Superplastic deformation of Al2O3/Y-TZP particulate composites and laminates

Superplastic deformation of Al₂O₃/Y-TZP particulate composites and laminates

Jue Wang ^a, Eric M. Taleff ^a,b, Desiderio Kovar ^a,b,*

^a Materials Science and Engineering Program, The University of Texas at Austin, Austin, TX 78712, USA
^b Department of Mechanical Engineering, The University of Texas at Austin, Austin, TX 78712, USA

Received 1 June 2004; received in revised form 4 August 2004; accepted 8 August 2004

Abstract
Al₂O₃/Y-TZP particulate composites and particulate laminates with varying compositions and ratios of layer thickness were fabricated by tapecasting, lamination, and sintering. Tensile strain-rate-change (SRC) tests were conducted on the particulate composites and particulate laminates at a temperature of 1350°C and compared to previous results where tests were conducted in compression. Stress exponents for particulate composites and laminates were measured to be approximately two in both tension and compression. The observed similarity of SRC data suggests that a common deformation mechanism exists in tension and compression. Elongation-to-failure tests were also conducted at 1350°C at a constant true-strain rate of 10^-4 s^-1. It was found that the elongation-to-failures of particulate laminates are lower than for particulate composites with similar overall compositions because of interlayer constraint in the particulate laminates which induces cavitation in the harder layer.

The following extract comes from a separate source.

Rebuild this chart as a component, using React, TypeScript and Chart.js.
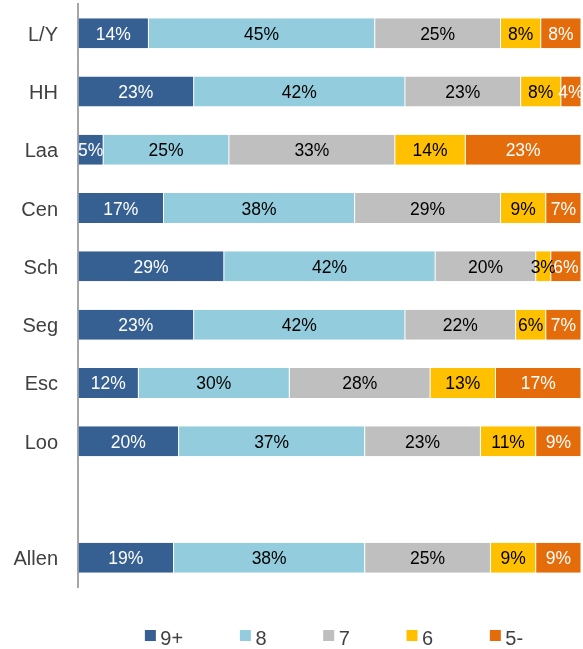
import React, { useEffect, useRef } from "react";
import { Chart, registerables } from "chart.js";

Chart.register(...registerables);

const categories = ["L/Y", "HH", "Laa", "Cen", "Sch", "Seg", "Esc", "Loo", "", "Allen"];
const seriesNames = ["9+", "8", "7", "6", "5-"];
const s9plus = [14, 23, 5, 17, 29, 23, 12, 20, null, 19];
const s8 = [45, 42, 25, 38, 42, 42, 30, 37, null, 38];
const s7 = [25, 23, 33, 29, 20, 22, 28, 23, null, 25];
const s6 = [8, 8, 14, 9, 3, 6, 13, 11, null, 9];
const s5min = [8, 4, 23, 7, 6, 7, 17, 9, null, 9];
const seriesValues = [s9plus, s8, s7, s6, s5min];
const seriesColors = ["#376092", "#93CDDD", "#BFBFBF", "#FFC000", "#E46C0A"];
const labelColors = ["#FFFFFF", "#000000", "#000000", "#000000", "#FFFFFF"];

const FONT = '"Liberation Sans", Arial, sans-serif';

const segLabelPlugin = {
  id: "segLabels",
  afterDatasetsDraw(chart: any) {
    const ctx = chart.ctx;
    ctx.save();
    ctx.font = `17.5px ${FONT}`;
    ctx.textAlign = "center";
    ctx.textBaseline = "alphabetic";
    chart.data.datasets.forEach((ds: any, di: number) => {
      const meta = chart.getDatasetMeta(di);
      meta.data.forEach((el: any, i: number) => {
        const v = ds.data[i];
        if (v == null) return;
        const { x, y, base } = el.getProps(["x", "y", "base"], true);
        ctx.fillStyle = labelColors[di];
        ctx.fillText(`${v}%`, (x + base) / 2, y + 6.5);
      });
    });
    ctx.restore();
  },
};

const legendPlugin = {
  id: "bottomLegend",
  afterDraw(chart: any) {
    const ctx = chart.ctx;
    const area = chart.chartArea;
    ctx.save();
    ctx.font = `20px ${FONT}`;
    ctx.textAlign = "left";
    ctx.textBaseline = "alphabetic";
    const box = 11;
    const gap = 4.5;
    const spacing = 56.7;
    const items = chart.data.datasets.map((ds: any) => ({
      text: ds.label,
      color: ds.backgroundColor,
      w: ctx.measureText(ds.label).width,
    }));
    const total =
      items.reduce((s: number, it: any) => s + box + gap + it.w, 0) +
      spacing * (items.length - 1);
    let x = (area.left + area.right) / 2 + 4.5 - total / 2;
    const baseline = chart.height - 4;
    const boxTop = chart.height - 19;
    items.forEach((it: any) => {
      ctx.fillStyle = it.color;
      ctx.fillRect(x, boxTop, box, box);
      ctx.fillStyle = "#404040";
      ctx.fillText(it.text, x + box + gap, baseline);
      x += box + gap + it.w + spacing;
    });
    ctx.restore();
  },
};

export default function App() {
  const canvasRef = useRef<HTMLCanvasElement | null>(null);

  useEffect(() => {
    if (!canvasRef.current) return;
    const chart = new Chart(canvasRef.current, {
      type: "bar",
      data: {
        labels: categories,
        datasets: seriesNames.map((name, i) => ({
          label: name,
          data: seriesValues[i],
          backgroundColor: seriesColors[i],
          borderColor: "#FFFFFF",
          borderWidth: { left: 0.5, right: 0.5, top: 0, bottom: 0 },
          borderSkipped: false,
          barPercentage: 0.515,
          categoryPercentage: 1,
        })),
      },
      options: {
        indexAxis: "y",
        responsive: false,
        animation: false,
        layout: { padding: { top: 4, right: 2, bottom: 62, left: 0 } },
        plugins: {
          legend: { display: false },
          title: { display: false },
          tooltip: { enabled: false },
        },
        scales: {
          x: {
            stacked: true,
            display: false,
            min: 0,
            max: 100,
          },
          y: {
            stacked: true,
            grid: { display: false, drawTicks: false },
            border: { display: true, color: "#A6A6A6", width: 2 },
            ticks: {
              color: "#404040",
              font: { family: FONT, size: 20 },
              padding: 20,
              labelOffset: 2,
              autoSkip: false,
            },
            afterFit(scale: any) {
              scale.width = 78;
              scale.paddingTop = 0;
              scale.paddingBottom = 0;
            },
          },
        },
      },
      plugins: [segLabelPlugin, legendPlugin],
    } as any);
    return () => chart.destroy();
  }, []);

  return (
    <div style={{ position: "absolute", left: 0, top: 0, width: 583, height: 649, background: "#fff" }}>
      <canvas ref={canvasRef} width={583} height={649} style={{ display: "block" }} />
    </div>
  );
}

The increase in flow stress from dynamic grain growth was used to determine that flow stress depends on grain size to approximately the 1.5 power. Elongations for fine grained particulate composites produced by pressureless sintering were similar to those described in the literature for hot-pressed particulate composites of similar composition, but with slightly coarser grain sizes.